Published:October 07, 2013DOI:



      HIV-associated preeclampsia reflects a combination of opposing influences on the immune status. The adipocyte hormone leptin has been implicated in the pathophysiology of preeclampsia and in enhancing immunity. This study is the first, to our knowledge, to determine whether leptin levels in the placenta differ between HIV-associated normotensive and preeclamptic pregnancies. The study also compares leptin levels between the exchange and conducting areas of the placenta.

      Study design

      Pregnant women were recruited antenatally and grouped as follows: normotensive HIV uninfected (n = 30), normotensive HIV infected (n = 60), preeclamptic HIV uninfected (n = 30) and preeclamptic HIV infected (n = 60). Anthropometric data were collected and placental leptin was analysed by immunohistochemistry and ELISA.

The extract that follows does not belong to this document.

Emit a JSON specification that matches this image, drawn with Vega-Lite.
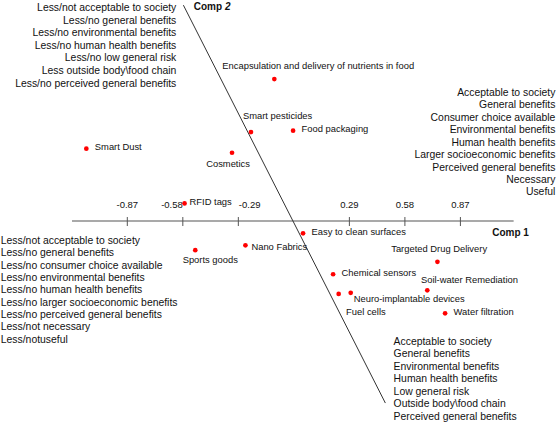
{
  "$schema": "https://vega.github.io/schema/vega-lite/v6.json",
  "width": 559,
  "height": 422,
  "autosize": {"type": "fit", "contains": "padding"},
  "padding": 0,
  "background": "white",
  "config": {"view": {"stroke": null}, "text": {"font": "Liberation Sans", "color": "#111111"}},
  "datasets": {
    "techs": [
      {"name": "Encapsulation and delivery of nutrients in food", "comp1": -0.102, "comp2": 0.742},
      {"name": "Smart pesticides", "comp1": -0.224, "comp2": 0.465},
      {"name": "Food packaging", "comp1": -0.004, "comp2": 0.472},
      {"name": "Cosmetics", "comp1": -0.323, "comp2": 0.357},
      {"name": "Smart Dust", "comp1": -1.084, "comp2": 0.378},
      {"name": "RFID tags", "comp1": -0.571, "comp2": 0.092},
      {"name": "Sports goods", "comp1": -0.515, "comp2": -0.152},
      {"name": "Nano Fabrics", "comp1": -0.253, "comp2": -0.127},
      {"name": "Easy to clean surfaces", "comp1": 0.048, "comp2": -0.064},
      {"name": "Targeted Drug Delivery", "comp1": 0.750, "comp2": -0.213},
      {"name": "Chemical sensors", "comp1": 0.205, "comp2": -0.278},
      {"name": "Soil-water Remediation", "comp1": 0.697, "comp2": -0.362},
      {"name": "Neuro-implantable devices", "comp1": 0.297, "comp2": -0.375},
      {"name": "Fuel cells", "comp1": 0.234, "comp2": -0.381},
      {"name": "Water filtration", "comp1": 0.790, "comp2": -0.482}
    ],
    "ticks": [
      {"t": -0.87, "label": "-0.87"},
      {"t": -0.58, "label": "-0.58"},
      {"t": -0.29, "label": "-0.29"},
      {"t": 0.29, "label": "0.29"},
      {"t": 0.58, "label": "0.58"},
      {"t": 0.87, "label": "0.87"}
    ]
  },
  "data": {"name": "techs"},
  "layer": [
    {
      "data": {"values": [{}]},
      "mark": {"type": "rule", "color": "#8c8c8c", "strokeWidth": 1.6},
      "encoding": {
        "x": {"datum": -1.159, "type": "quantitative", "axis": null, "scale": {"domain": [-1.535, 1.385], "nice": false, "zero": false}},
        "x2": {"datum": 1.148},
        "y": {"datum": 0, "type": "quantitative", "axis": null, "scale": {"domain": [-1.05, 1.155], "nice": false, "zero": false}}
      }
    },
    {
      "data": {"name": "ticks"},
      "mark": {"type": "rule", "color": "#555555", "strokeWidth": 1},
      "encoding": {
        "x": {"field": "t", "type": "quantitative"},
        "y": {"datum": 0.021, "type": "quantitative"},
        "y2": {"datum": -0.026}
      }
    },
    {
      "data": {"name": "ticks"},
      "transform": [{"filter": {"not": {"field": "t", "oneOf": [-0.58, -0.29]}}}],
      "mark": {"type": "text", "fontSize": 9.5, "align": "center", "baseline": "alphabetic", "dy": -13},
      "encoding": {
        "x": {"field": "t", "type": "quantitative"},
        "y": {"datum": 0, "type": "quantitative"},
        "text": {"field": "label"}
      }
    },
    {
      "data": {"name": "ticks"},
      "transform": [{"filter": {"field": "t", "equal": -0.58}}],
      "mark": {"type": "text", "fontSize": 9.5, "align": "right", "baseline": "alphabetic", "dy": -13, "dx": 0},
      "encoding": {
        "x": {"field": "t", "type": "quantitative"},
        "y": {"datum": 0, "type": "quantitative"},
        "text": {"field": "label"}
      }
    },
    {
      "data": {"name": "ticks"},
      "transform": [{"filter": {"field": "t", "equal": -0.29}}],
      "mark": {"type": "text", "fontSize": 9.5, "align": "left", "baseline": "alphabetic", "dy": -13, "dx": 0.5},
      "encoding": {
        "x": {"field": "t", "type": "quantitative"},
        "y": {"datum": 0, "type": "quantitative"},
        "text": {"field": "label"}
      }
    },
    {
      "data": {"values": [{}]},
      "mark": {"type": "rule", "color": "#333333", "strokeWidth": 1},
      "encoding": {
        "x": {"datum": -0.577, "type": "quantitative"},
        "y": {"datum": 1.128, "type": "quantitative"},
        "x2": {"datum": 0.478},
        "y2": {"datum": -0.951}
      }
    },
    {
      "mark": {"type": "point", "filled": true, "color": "#ff0000", "opacity": 1, "size": 22},
      "encoding": {
        "x": {"field": "comp1", "type": "quantitative"},
        "y": {"field": "comp2", "type": "quantitative"}
      }
    },
    {
      "transform": [{"filter": {"field": "name", "oneOf": ["Food packaging", "Smart Dust", "Easy to clean surfaces", "Chemical sensors", "Water filtration"]}}],
      "mark": {"type": "text", "fontSize": 9.4, "align": "left", "baseline": "middle", "dx": 8.5, "dy": -1.5},
      "encoding": {"x": {"field": "comp1", "type": "quantitative"}, "y": {"field": "comp2", "type": "quantitative"}, "text": {"field": "name"}}
    },
    {
      "transform": [{"filter": {"field": "name", "equal": "RFID tags"}}],
      "mark": {"type": "text", "fontSize": 9.4, "align": "left", "baseline": "middle", "dx": 5, "dy": -1.5},
      "encoding": {"x": {"field": "comp1", "type": "quantitative"}, "y": {"field": "comp2", "type": "quantitative"}, "text": {"field": "name"}}
    },
    {
      "transform": [{"filter": {"field": "name", "equal": "Nano Fabrics"}}],
      "mark": {"type": "text", "fontSize": 9.4, "align": "left", "baseline": "middle", "dx": 6, "dy": 1.5},
      "encoding": {"x": {"field": "comp1", "type": "quantitative"}, "y": {"field": "comp2", "type": "quantitative"}, "text": {"field": "name"}}
    },
    {
      "transform": [{"filter": {"field": "name", "equal": "Encapsulation and delivery of nutrients in food"}}],
      "mark": {"type": "text", "fontSize": 9.4, "align": "left", "baseline": "middle", "dx": -52, "dy": -12.7},
      "encoding": {"x": {"field": "comp1", "type": "quantitative"}, "y": {"field": "comp2", "type": "quantitative"}, "text": {"field": "name"}}
    },
    {
      "transform": [{"filter": {"field": "name", "equal": "Smart pesticides"}}],
      "mark": {"type": "text", "fontSize": 9.4, "align": "left", "baseline": "middle", "dx": -8, "dy": -16.3},
      "encoding": {"x": {"field": "comp1", "type": "quantitative"}, "y": {"field": "comp2", "type": "quantitative"}, "text": {"field": "name"}}
    },
    {
      "transform": [{"filter": {"field": "name", "equal": "Cosmetics"}}],
      "mark": {"type": "text", "fontSize": 9.4, "align": "center", "baseline": "middle", "dx": -4, "dy": 11.6},
      "encoding": {"x": {"field": "comp1", "type": "quantitative"}, "y": {"field": "comp2", "type": "quantitative"}, "text": {"field": "name"}}
    },
    {
      "transform": [{"filter": {"field": "name", "equal": "Sports goods"}}],
      "mark": {"type": "text", "fontSize": 9.4, "align": "center", "baseline": "middle", "dx": 15, "dy": 10},
      "encoding": {"x": {"field": "comp1", "type": "quantitative"}, "y": {"field": "comp2", "type": "quantitative"}, "text": {"field": "name"}}
    },
    {
      "transform": [{"filter": {"field": "name", "equal": "Targeted Drug Delivery"}}],
      "mark": {"type": "text", "fontSize": 9.4, "align": "center", "baseline": "middle", "dx": 1.7, "dy": -13},
      "encoding": {"x": {"field": "comp1", "type": "quantitative"}, "y": {"field": "comp2", "type": "quantitative"}, "text": {"field": "name"}}
    },
    {
      "transform": [{"filter": {"field": "name", "equal": "Soil-water Remediation"}}],
      "mark": {"type": "text", "fontSize": 9.4, "align": "left", "baseline": "middle", "dx": -6.3, "dy": -10.3},
      "encoding": {"x": {"field": "comp1", "type": "quantitative"}, "y": {"field": "comp2", "type": "quantitative"}, "text": {"field": "name"}}
    },
    {
      "transform": [{"filter": {"field": "name", "equal": "Neuro-implantable devices"}}],
      "mark": {"type": "text", "fontSize": 9.4, "align": "left", "baseline": "middle", "dx": 3, "dy": 6.6},
      "encoding": {"x": {"field": "comp1", "type": "quantitative"}, "y": {"field": "comp2", "type": "quantitative"}, "text": {"field": "name"}}
    },
    {
      "transform": [{"filter": {"field": "name", "equal": "Fuel cells"}}],
      "mark": {"type": "text", "fontSize": 9.4, "align": "left", "baseline": "middle", "dx": 7.4, "dy": 17.7},
      "encoding": {"x": {"field": "comp1", "type": "quantitative"}, "y": {"field": "comp2", "type": "quantitative"}, "text": {"field": "name"}}
    },
    {
      "data": {"values": [{"lines": ["Less/not acceptable to society", "Less/no general benefits", "Less/no environmental benefits", "Less/no human health benefits", "Less/no low general risk", "Less outside body\\food chain", "Less/no perceived general benefits"]}]},
      "mark": {"type": "text", "fontSize": 10.4, "align": "right", "baseline": "alphabetic", "lineHeight": 12.6},
      "encoding": {"x": {"datum": -0.614, "type": "quantitative"}, "y": {"datum": 1.097, "type": "quantitative"}, "text": {"field": "lines"}}
    },
    {
      "data": {"values": [{"lines": ["Acceptable to society", "General benefits", "Consumer choice available", "Environmental benefits", "Human health benefits", "Larger socioeconomic benefits", "Perceived general benefits", "Necessary", "Useful"]}]},
      "mark": {"type": "text", "fontSize": 10.4, "align": "right", "baseline": "alphabetic", "lineHeight": 12.42},
      "encoding": {"x": {"datum": 1.366, "type": "quantitative"}, "y": {"datum": 0.653, "type": "quantitative"}, "text": {"field": "lines"}}
    },
    {
      "data": {"values": [{"lines": ["Less/not acceptable to society", "Less/no general benefits", "Less/no consumer choice available", "Less/no environmental benefits", "Less/no human health benefits", "Less/no larger socioeconomic benefits", "Less/no perceived general benefits", "Less/not necessary", "Less/notuseful"]}]},
      "mark": {"type": "text", "fontSize": 10.4, "align": "left", "baseline": "alphabetic", "lineHeight": 12.38},
      "encoding": {"x": {"datum": -1.531, "type": "quantitative"}, "y": {"datum": -0.119, "type": "quantitative"}, "text": {"field": "lines"}}
    },
    {
      "data": {"values": [{"lines": ["Acceptable to society", "General benefits", "Environmental benefits", "Human health benefits", "Low general risk", "Outside body\\food chain", "Perceived general benefits"]}]},
      "mark": {"type": "text", "fontSize": 10.4, "align": "left", "baseline": "alphabetic", "lineHeight": 12.45},
      "encoding": {"x": {"datum": 0.521, "type": "quantitative"}, "y": {"datum": -0.647, "type": "quantitative"}, "text": {"field": "lines"}}
    },
    {
      "data": {"values": [{"label": "Comp 1"}]},
      "mark": {"type": "text", "fontSize": 10, "fontWeight": "bold", "align": "left", "baseline": "alphabetic"},
      "encoding": {"x": {"datum": 1.036, "type": "quantitative"}, "y": {"datum": -0.078, "type": "quantitative"}, "text": {"field": "label"}}
    },
    {
      "data": {"values": [{"label": "Comp"}]},
      "mark": {"type": "text", "fontSize": 10, "fontWeight": "bold", "align": "left", "baseline": "alphabetic"},
      "encoding": {"x": {"datum": -0.523, "type": "quantitative"}, "y": {"datum": 1.103, "type": "quantitative"}, "text": {"field": "label"}}
    },
    {
      "data": {"values": [{"label": "2"}]},
      "mark": {"type": "text", "fontSize": 10, "fontWeight": "bold", "fontStyle": "italic", "align": "left", "baseline": "alphabetic", "dx": 31.2},
      "encoding": {"x": {"datum": -0.523, "type": "quantitative"}, "y": {"datum": 1.103, "type": "quantitative"}, "text": {"field": "label"}}
    }
  ]
}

      Leptin levels were similar in the central and peripheral regions of the placenta. Leptin immunoreactivity was observed amongst the different trophoblast cell populations. Both ELISA and immunohistochemistry of the placental exchange villi indicated that leptin levels were higher in preeclampsia compared to normotensive pregnancies (p < 0.001). HIV status had no effect on leptin levels but levels were higher in participants on highly active antiretroviral treatment (HAART) compared to those on prophylaxis for prevention of mother to child transmission (PMTCT) with normotensive (p = 0.006) and preeclamptic (p = 0.002) pregnancies. The area of immunostaining was greater in the exchange compared to the conducting villi in HIV infected and uninfected preeclampsia.


      This novel study establishes an elevation of leptin in preeclamptic placentae, irrespective of HIV status. Leptin elevation was not focal in that it occurred in both central and peripheral regions of the preeclamptic placenta. This suggests a role of leptin in the pathophysiology of preeclampsia.